» Stated goal
Reproduce exactly the lines from the one containing "Give me the" through the one containing "water level of", both included, and nothing else.

» Record extracts
----------------
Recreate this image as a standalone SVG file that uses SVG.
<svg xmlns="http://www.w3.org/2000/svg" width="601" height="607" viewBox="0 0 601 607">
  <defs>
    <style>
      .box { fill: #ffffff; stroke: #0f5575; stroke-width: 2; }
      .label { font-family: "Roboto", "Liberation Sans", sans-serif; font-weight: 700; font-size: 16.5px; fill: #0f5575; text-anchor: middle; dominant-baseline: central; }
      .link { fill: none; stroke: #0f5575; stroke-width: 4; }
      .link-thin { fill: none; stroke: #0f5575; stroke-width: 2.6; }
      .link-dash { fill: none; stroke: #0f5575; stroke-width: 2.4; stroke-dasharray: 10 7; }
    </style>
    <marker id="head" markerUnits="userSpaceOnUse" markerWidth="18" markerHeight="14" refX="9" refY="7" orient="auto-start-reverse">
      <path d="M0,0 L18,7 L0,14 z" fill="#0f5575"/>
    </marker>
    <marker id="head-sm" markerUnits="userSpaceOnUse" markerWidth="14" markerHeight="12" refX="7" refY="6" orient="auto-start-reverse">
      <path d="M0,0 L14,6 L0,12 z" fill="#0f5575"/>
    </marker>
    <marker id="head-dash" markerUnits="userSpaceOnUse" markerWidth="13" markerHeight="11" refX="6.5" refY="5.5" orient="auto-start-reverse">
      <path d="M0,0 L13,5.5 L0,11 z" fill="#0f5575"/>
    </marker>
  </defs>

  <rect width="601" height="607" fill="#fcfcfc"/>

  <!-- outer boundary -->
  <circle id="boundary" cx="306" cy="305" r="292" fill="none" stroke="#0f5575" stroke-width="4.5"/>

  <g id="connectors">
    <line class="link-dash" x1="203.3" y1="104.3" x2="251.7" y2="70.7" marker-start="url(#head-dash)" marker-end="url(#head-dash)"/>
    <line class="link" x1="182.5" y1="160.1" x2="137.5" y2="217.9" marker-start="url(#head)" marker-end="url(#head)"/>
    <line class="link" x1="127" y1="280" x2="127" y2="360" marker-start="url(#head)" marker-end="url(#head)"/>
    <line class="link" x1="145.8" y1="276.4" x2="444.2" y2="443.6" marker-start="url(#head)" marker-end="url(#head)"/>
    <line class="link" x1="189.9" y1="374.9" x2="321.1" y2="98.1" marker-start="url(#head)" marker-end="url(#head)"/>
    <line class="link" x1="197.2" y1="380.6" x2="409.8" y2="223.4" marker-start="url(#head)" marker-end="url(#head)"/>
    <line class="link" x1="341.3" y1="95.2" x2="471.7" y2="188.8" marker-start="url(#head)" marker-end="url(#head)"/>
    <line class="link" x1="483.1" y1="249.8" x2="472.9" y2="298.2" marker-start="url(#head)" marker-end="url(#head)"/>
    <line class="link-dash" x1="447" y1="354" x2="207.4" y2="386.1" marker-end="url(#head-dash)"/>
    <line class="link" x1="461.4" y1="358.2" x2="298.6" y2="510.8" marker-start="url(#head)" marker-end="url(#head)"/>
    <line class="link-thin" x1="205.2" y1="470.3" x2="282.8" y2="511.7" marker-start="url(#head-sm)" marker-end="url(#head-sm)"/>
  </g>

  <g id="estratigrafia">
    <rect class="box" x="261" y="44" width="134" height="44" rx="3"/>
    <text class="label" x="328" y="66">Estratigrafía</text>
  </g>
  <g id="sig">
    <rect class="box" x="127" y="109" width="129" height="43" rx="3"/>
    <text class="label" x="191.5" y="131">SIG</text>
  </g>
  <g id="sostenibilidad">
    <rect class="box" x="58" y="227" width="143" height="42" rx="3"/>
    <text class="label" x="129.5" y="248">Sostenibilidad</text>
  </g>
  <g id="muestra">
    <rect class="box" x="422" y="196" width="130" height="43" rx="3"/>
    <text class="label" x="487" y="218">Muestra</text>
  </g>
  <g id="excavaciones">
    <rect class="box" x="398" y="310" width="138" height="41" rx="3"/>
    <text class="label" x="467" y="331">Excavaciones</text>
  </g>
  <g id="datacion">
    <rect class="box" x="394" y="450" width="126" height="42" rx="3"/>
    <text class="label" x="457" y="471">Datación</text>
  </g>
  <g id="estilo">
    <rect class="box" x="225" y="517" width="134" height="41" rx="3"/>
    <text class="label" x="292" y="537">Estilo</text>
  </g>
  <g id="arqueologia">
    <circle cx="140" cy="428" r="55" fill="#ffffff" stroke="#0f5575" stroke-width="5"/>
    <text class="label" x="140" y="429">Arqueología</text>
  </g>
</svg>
----------------
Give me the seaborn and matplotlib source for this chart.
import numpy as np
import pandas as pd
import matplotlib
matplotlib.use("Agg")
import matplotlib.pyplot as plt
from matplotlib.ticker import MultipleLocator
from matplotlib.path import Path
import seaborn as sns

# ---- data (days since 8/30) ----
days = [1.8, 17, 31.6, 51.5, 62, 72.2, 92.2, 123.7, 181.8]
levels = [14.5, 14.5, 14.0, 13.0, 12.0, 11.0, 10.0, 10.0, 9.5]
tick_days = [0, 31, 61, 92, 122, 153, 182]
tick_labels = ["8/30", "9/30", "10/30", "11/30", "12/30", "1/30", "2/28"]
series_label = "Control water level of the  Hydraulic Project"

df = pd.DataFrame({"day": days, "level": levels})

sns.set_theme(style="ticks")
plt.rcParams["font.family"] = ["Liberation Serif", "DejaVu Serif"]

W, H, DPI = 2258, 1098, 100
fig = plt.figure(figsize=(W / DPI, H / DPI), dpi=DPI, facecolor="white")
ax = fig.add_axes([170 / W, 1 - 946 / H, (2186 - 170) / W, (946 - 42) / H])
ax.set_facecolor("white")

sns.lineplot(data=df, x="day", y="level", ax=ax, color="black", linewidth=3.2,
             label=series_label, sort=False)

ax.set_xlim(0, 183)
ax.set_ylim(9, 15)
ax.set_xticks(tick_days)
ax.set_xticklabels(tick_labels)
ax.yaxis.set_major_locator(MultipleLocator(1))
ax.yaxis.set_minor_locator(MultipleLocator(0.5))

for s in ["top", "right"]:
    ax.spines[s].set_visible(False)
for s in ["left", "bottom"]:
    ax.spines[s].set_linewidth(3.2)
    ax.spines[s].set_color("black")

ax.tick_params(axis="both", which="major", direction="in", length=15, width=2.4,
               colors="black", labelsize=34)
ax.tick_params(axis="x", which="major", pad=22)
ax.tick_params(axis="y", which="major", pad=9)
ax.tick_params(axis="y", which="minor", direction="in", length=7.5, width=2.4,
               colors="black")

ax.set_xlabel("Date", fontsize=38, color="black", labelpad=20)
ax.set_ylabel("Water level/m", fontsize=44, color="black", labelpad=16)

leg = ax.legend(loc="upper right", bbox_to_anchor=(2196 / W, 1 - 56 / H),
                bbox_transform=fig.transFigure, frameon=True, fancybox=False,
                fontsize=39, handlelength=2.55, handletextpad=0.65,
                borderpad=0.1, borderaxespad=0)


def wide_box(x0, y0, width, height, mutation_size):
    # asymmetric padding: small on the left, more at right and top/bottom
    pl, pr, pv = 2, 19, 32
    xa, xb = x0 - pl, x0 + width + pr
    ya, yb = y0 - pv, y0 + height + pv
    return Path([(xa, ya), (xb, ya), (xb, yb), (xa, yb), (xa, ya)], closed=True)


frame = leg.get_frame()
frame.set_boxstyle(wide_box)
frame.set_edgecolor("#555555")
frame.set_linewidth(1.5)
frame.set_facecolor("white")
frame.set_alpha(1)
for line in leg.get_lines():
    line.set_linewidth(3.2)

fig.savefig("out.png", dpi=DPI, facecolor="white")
----------------
» Full solution
Give me the seaborn and matplotlib source for this chart.
import numpy as np
import pandas as pd
import matplotlib
matplotlib.use("Agg")
import matplotlib.pyplot as plt
from matplotlib.ticker import MultipleLocator
from matplotlib.path import Path
import seaborn as sns

# ---- data (days since 8/30) ----
days = [1.8, 17, 31.6, 51.5, 62, 72.2, 92.2, 123.7, 181.8]
levels = [14.5, 14.5, 14.0, 13.0, 12.0, 11.0, 10.0, 10.0, 9.5]
tick_days = [0, 31, 61, 92, 122, 153, 182]
tick_labels = ["8/30", "9/30", "10/30", "11/30", "12/30", "1/30", "2/28"]
series_label = "Control water level of the  Hydraulic Project"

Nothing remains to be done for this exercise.